Walter Sperling

Vor den Ruinen von Grosny

Leben und Überleben im multiethnischen Kaukasus
Cover: Vor den Ruinen von Grosny
Matthes und Seitz Berlin, Berlin 2023
ISBN 9783957572356
Gebunden, 675 Seiten, 38,00 EUR

Klappentext

"Was war der Vielvölkerstaat Sowjetunion, der immerhin sieben Jahrzehnte lang das Leben von über zweihundert Millionen Menschen bestimmte? Wie funktionierte das Miteinander der multiethnischen Gemeinschaften, die in einer Vielzahl von sowjetischen Städten über Jahrzehnte bestanden? Anders gefragt, wie gelang es den Menschen, nach den Exzessen der Gewalt - Revolution, Bürgerkrieg, Terror, Zweiter Weltkrieg - einander wieder in die Augen zu schauen und neues Vertrauen zu fassen? Oder waren die gemeinsam verlebten Jahrzehnte nach Stalins Tod nichts weiter als ein Ausharren, ein Warten auf das 'Ende der Geschichte'?" Die Suche nach Antworten auf diese Fragen führte Walter Sperling in dieser Alltagsgeschichte an den Rand der ehemaligen Sowjetunion, nach Grosny. Dort bündelt sich wie in einem Brennglas das Kräftespiel von Widerstand und Integration, im Ringen des russischen Imperiums und der Peripherie, der Kolonisatoren und Kolonisierten. Erst Garnisonsort, dann Boomtown des Erdöls, nach der Oktoberrevolution Baustelle des Sozialismus, wenig später Frontstadt im Visier der deutschen Wehrmacht. Nach der Deportation der Tschetschenen und Inguschen 1944 und deren Rückkehr 1957 hörte man lange nichts mehr von dem beschaulichen Städtchen im Kaukasus, das beharrlich um seinen sozialen Frieden rang. Bis zum ersten russischen Tschetschenienkrieg, als Grosny erneut in Ruinen endete. Die Eskalation und die Radikalisierung zeichnet Walter Sperling nach. Vor allem aber macht er die Bemühungen sichtbar, Brücken zu schlagen und zu vermitteln, weil die Eliten der multiethnischen und multireligiösen Peripherie wussten, was der Preis von Entfesselung ist.

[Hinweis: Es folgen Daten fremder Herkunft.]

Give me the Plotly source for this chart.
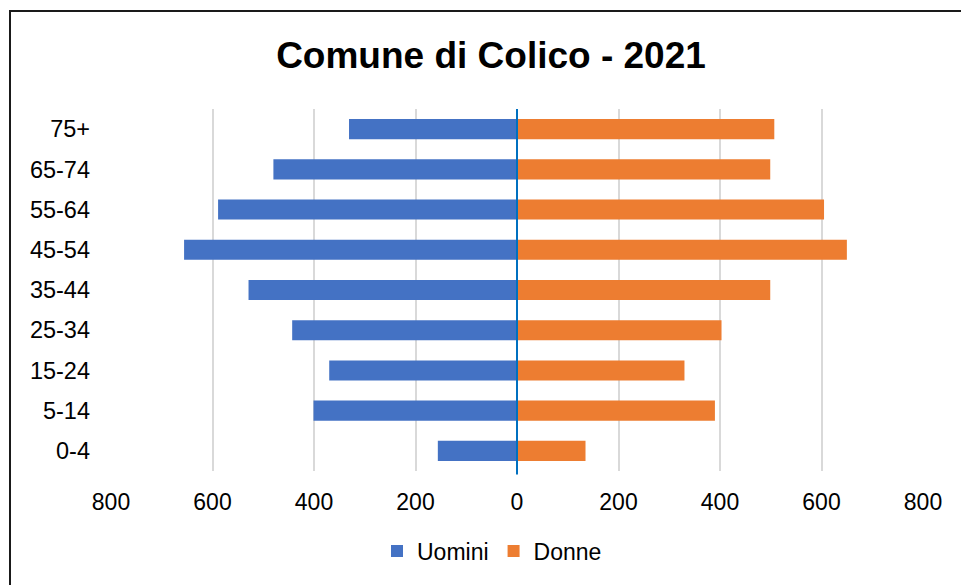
import plotly.graph_objects as go

categories = ["0-4", "5-14", "15-24", "25-34", "35-44", "45-54", "55-64", "65-74", "75+"]
uomini = [156, 401, 370, 443, 529, 656, 589, 480, 331]
donne = [135, 390, 330, 403, 499, 650, 605, 499, 507]
tick_vals = [-800, -600, -400, -200, 0, 200, 400, 600, 800]
tick_text = ["800", "600", "400", "200", "0", "200", "400", "600", "800"]

FONT = "Liberation Sans, Arial, sans-serif"

fig = go.Figure()
fig.add_trace(go.Bar(y=categories, x=[-v for v in uomini], orientation="h", name="Uomini",
                     marker=dict(color="#4472C4", line=dict(width=0))))
fig.add_trace(go.Bar(y=categories, x=donne, orientation="h", name="Donne",
                     marker=dict(color="#ED7D31", line=dict(width=0))))

W, H = 961, 585
L, R, T, B = 111, 38, 109, 114
pw, ph = W - L - R, H - T - B

fig.update_layout(
    width=W, height=H,
    margin=dict(l=L, r=R, t=T, b=B, pad=0),
    paper_bgcolor="white", plot_bgcolor="white",
    barmode="relative", bargap=0.5,
    font=dict(family=FONT, size=23, color="#000000"),
    title=dict(text="<b>Comune di Colico - 2021</b>", font=dict(family=FONT, size=37, color="#000000"),
               xref="container", x=491 / W, xanchor="center",
               yref="container", y=1 - 55 / H, yanchor="middle"),
    legend=dict(orientation="h", xref="container", x=492 / W, xanchor="center",
                yref="container", y=1 - 551 / H, yanchor="middle",
                font=dict(size=23), itemwidth=30, tracegroupgap=0, traceorder="normal"),
    xaxis=dict(range=[-800, 800], tickvals=tick_vals, ticktext=tick_text,
               showgrid=True, gridcolor="#d9d9d9", gridwidth=1.5,
               zeroline=False, showline=False, ticks="", ticklabelstandoff=15,
               tickfont=dict(size=23), fixedrange=True),
    yaxis=dict(categoryorder="array", categoryarray=categories,
               showgrid=False, zeroline=False, showline=False, ticks="",
               ticklabelstandoff=20, tickfont=dict(size=23.5), fixedrange=True),
    showlegend=True,
)

# zero line
fig.add_shape(type="line", xref="x", yref="paper", x0=0, x1=0, y0=-0.01, y1=1,
              line=dict(color="#0070C0", width=2), layer="above")
# chart-area border
fig.add_shape(type="rect", xref="paper", yref="paper",
              x0=(10 - L) / pw, x1=(975 - L) / pw,
              y0=(H - B - 600) / ph, y1=(H - B - 11) / ph,
              line=dict(color="#1a1a1a", width=2), fillcolor="rgba(0,0,0,0)", layer="above")

fig.write_html("out.html")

Rezensionsnotiz zu Frankfurter Allgemeine Zeitung, 08.12.2023

Rezensent Ulrich Schmid ist gerührt angesichts von Walter Sperlings Geschichte der Stadt Grosny. Wie der Autor die wechselvollen Entwicklungen von der Stadtgründung 1818 über die Tschetschenienkriege bis heute nachzeichnet, mittels eigener Erfahrungen als Spross einer russlanddeutschen Familie, historischer Quellen und mündlicher Interviews, scheint Schmid lesenswert. Nur Sperlings Nostalgie in Sachen sowjetischer Völkerfreundschaft findet Schmid etwas zu blauäugig. Wenn der Autor sowjetische Kultiviertheit preist, geht er einer "stalinistischen Disziplinierungstechnik" auf den Leim, glaubt der Rezensent.
Lesen Sie die Rezension bei buecher.de

Rezensionsnotiz zu Deutschlandfunk, 09.11.2023

Die Zerstörung der Stadt Grosny in den Tschetschenien-Kriegen der Postsowjetzeit ist der Endpunkt dieser interessanten Rekonstruktion der Geschichte der Stadt Grosny, die der Autor im 19. Jahrhundert beginnen lässt, so Rezensent Stefan May. Geprägt war diese Geschichte zunächst von Islamisierung und einem Erdölboom, erfahren wir, die Oktoberrevolution trieb die Bewohner dann in die Arme der Bolschewiken und in der Folge in die Sowjetunion. May zeichnet nach, wie die Tschetschenen unter Stalin in Ungnade fielen und während des zweiten Weltkriegs teilweise deportiert wurden, und auch, wie sie in den Neunzigern kurzfristig die Unabhängigkeit erkämpften, was dann in den brutalen Kriegen endete. Besonders gut gefällt dem Rezensent, dass das Buch nicht nur historische Rekonstruktion ist, sondern Grosny auch soziologisch erschließt.